**Data lines:**

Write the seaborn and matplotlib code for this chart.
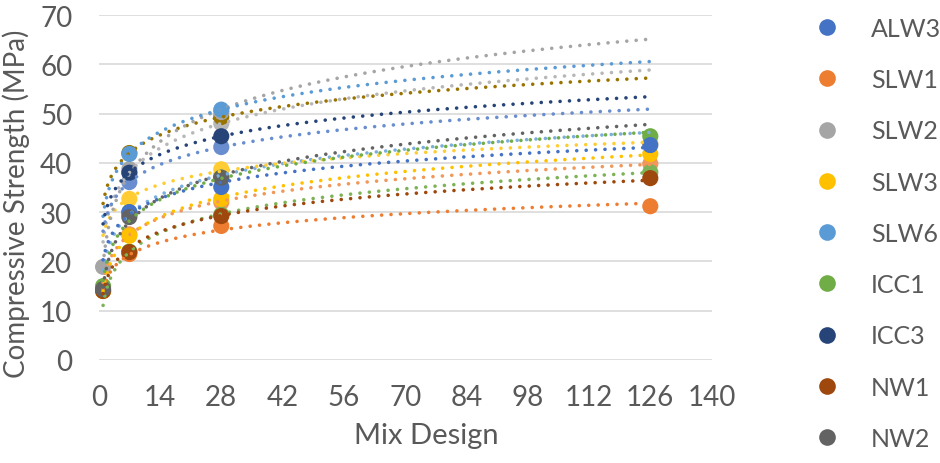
import numpy as np
import pandas as pd
import matplotlib
matplotlib.use("Agg")
import matplotlib.pyplot as plt
import seaborn as sns
from matplotlib.lines import Line2D

# ---- data (age in days -> compressive strength, MPa) ----
days = [1, 7, 28, 126]

ALW3 = [None, 30.0, 35.1, 43.6]
SLW1 = [14.0, 21.5, 27.2, 31.2]
SLW2 = [18.9, 38.7, 50.3, None]
SLW3 = [14.0, 25.2, 32.7, 41.8]
SLW6 = [None, 41.8, 50.8, None]
ICC1 = [15.0, 30.0, 37.0, 45.4]
ICC3 = [None, 38.0, 45.4, None]
NW1 = [14.0, 21.9, 29.2, 36.9]
NW2 = [14.4, 29.0, 37.0, None]

# further series plotted in the chart but not listed in its legend
EXTRA_A = [None, 38.0, 48.0, None]
EXTRA_B = [None, 42.0, 49.3, None]
EXTRA_C = [None, 36.1, 43.2, None]
EXTRA_D = [None, 29.5, 37.5, None]
EXTRA_E = [None, 32.7, 38.7, 44.0]
EXTRA_F = [None, 25.5, 32.0, 39.8]
EXTRA_G = [None, 22.0, 29.5, 38.1]

legend_names = ["ALW3", "SLW1", "SLW2", "SLW3", "SLW6", "ICC1", "ICC3", "NW1", "NW2"]
legend_values = [ALW3, SLW1, SLW2, SLW3, SLW6, ICC1, ICC3, NW1, NW2]
legend_colors = ["#4472C4", "#ED7D31", "#A5A5A5", "#FFC000", "#5B9BD5",
                 "#70AD47", "#264478", "#9E480E", "#636363"]

extra_names = ["A", "B", "C", "D", "E", "F", "G"]
extra_values = [EXTRA_A, EXTRA_B, EXTRA_C, EXTRA_D, EXTRA_E, EXTRA_F, EXTRA_G]
extra_colors = ["#B7B7B7", "#997300", "#698ED0", "#7CAFDD", "#FFCD33", "#F1975A", "#7DB356"]

x_ticks = [0, 14, 28, 42, 56, 70, 84, 98, 112, 126, 140]
y_ticks = [0, 10, 20, 30, 40, 50, 60, 70]

# ---- style ----
sns.set_theme(style="white")
plt.rcParams['font.family'] = ['Lato', 'DejaVu Sans']
TXT = "#595959"

fig = plt.figure(figsize=(9.4, 4.64), dpi=100)
ax = fig.add_axes([0.105, 0.222, 0.652, 0.7435])

all_names = extra_names + legend_names
all_values = extra_values + legend_values
all_colors = extra_colors + legend_colors
palette = dict(zip(all_names, all_colors))

draw_order = extra_names + ["SLW1", "SLW2", "SLW3", "SLW6", "ICC1", "ICC3", "NW1", "ALW3", "NW2"]
lookup = dict(zip(all_names, all_values))

rows = []
for name in draw_order:
    for d, v in zip(days, lookup[name]):
        if v is not None:
            rows.append({"day": d, "value": v, "series": name})
df = pd.DataFrame(rows)

sns.scatterplot(data=df, x="day", y="value", hue="series", palette=palette,
                s=135, linewidth=0, legend=False, ax=ax, zorder=2, clip_on=False)

# logarithmic trendlines, forecast to the last age
xs = np.linspace(1, 126, 400)
for name in all_names:
    vals = lookup[name]
    xd = np.array([d for d, v in zip(days, vals) if v is not None], float)
    yd = np.array([v for v in vals if v is not None], float)
    a, b = np.polyfit(np.log(xd), yd, 1)
    ax.plot(xs, a * np.log(xs) + b, color=palette[name], lw=2.6,
            ls=(0, (0.01, 2.6)), dash_capstyle="round", zorder=3)

ax.set_xlim(0, 140)
ax.set_ylim(0, 70)
ax.set_xticks(x_ticks)
ax.set_yticks(y_ticks)
ax.grid(axis="y", color="#D9D9D9", lw=1.2)
ax.grid(axis="x", visible=False)
for s in ax.spines.values():
    s.set_visible(False)
ax.tick_params(axis="both", length=0, labelsize=20, labelcolor=TXT)
ax.tick_params(axis="y", pad=19)
ax.tick_params(axis="x", pad=17)

ax.set_xlabel("Mix Design", fontsize=21, color=TXT)
ax.set_ylabel("Compressive Strength (MPa)", fontsize=20, color=TXT)
ax.xaxis.set_label_coords(0.535, -0.18)
ax.yaxis.set_label_coords(-0.112, 0.455)

handles = [Line2D([0], [0], marker="o", ls="none", markersize=12,
                  markerfacecolor=c, markeredgewidth=0) for c in legend_colors]
fig.legend(handles, legend_names, loc="upper left", bbox_to_anchor=(0.861, 0.972),
           frameon=False, fontsize=18, labelcolor=TXT, labelspacing=1.13,
           handlelength=1.0, handletextpad=1.26, borderaxespad=0, borderpad=0.2)

fig.savefig("out.png", dpi=100)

**Requirements:** Restate the data word for word from its first line through the line with "days = [1, 7, 28, 126]", leaving out any picture along the way.

**Solution to this exercise:**
Write the seaborn and matplotlib code for this chart.
import numpy as np
import pandas as pd
import matplotlib
matplotlib.use("Agg")
import matplotlib.pyplot as plt
import seaborn as sns
from matplotlib.lines import Line2D

# ---- data (age in days -> compressive strength, MPa) ----
days = [1, 7, 28, 126]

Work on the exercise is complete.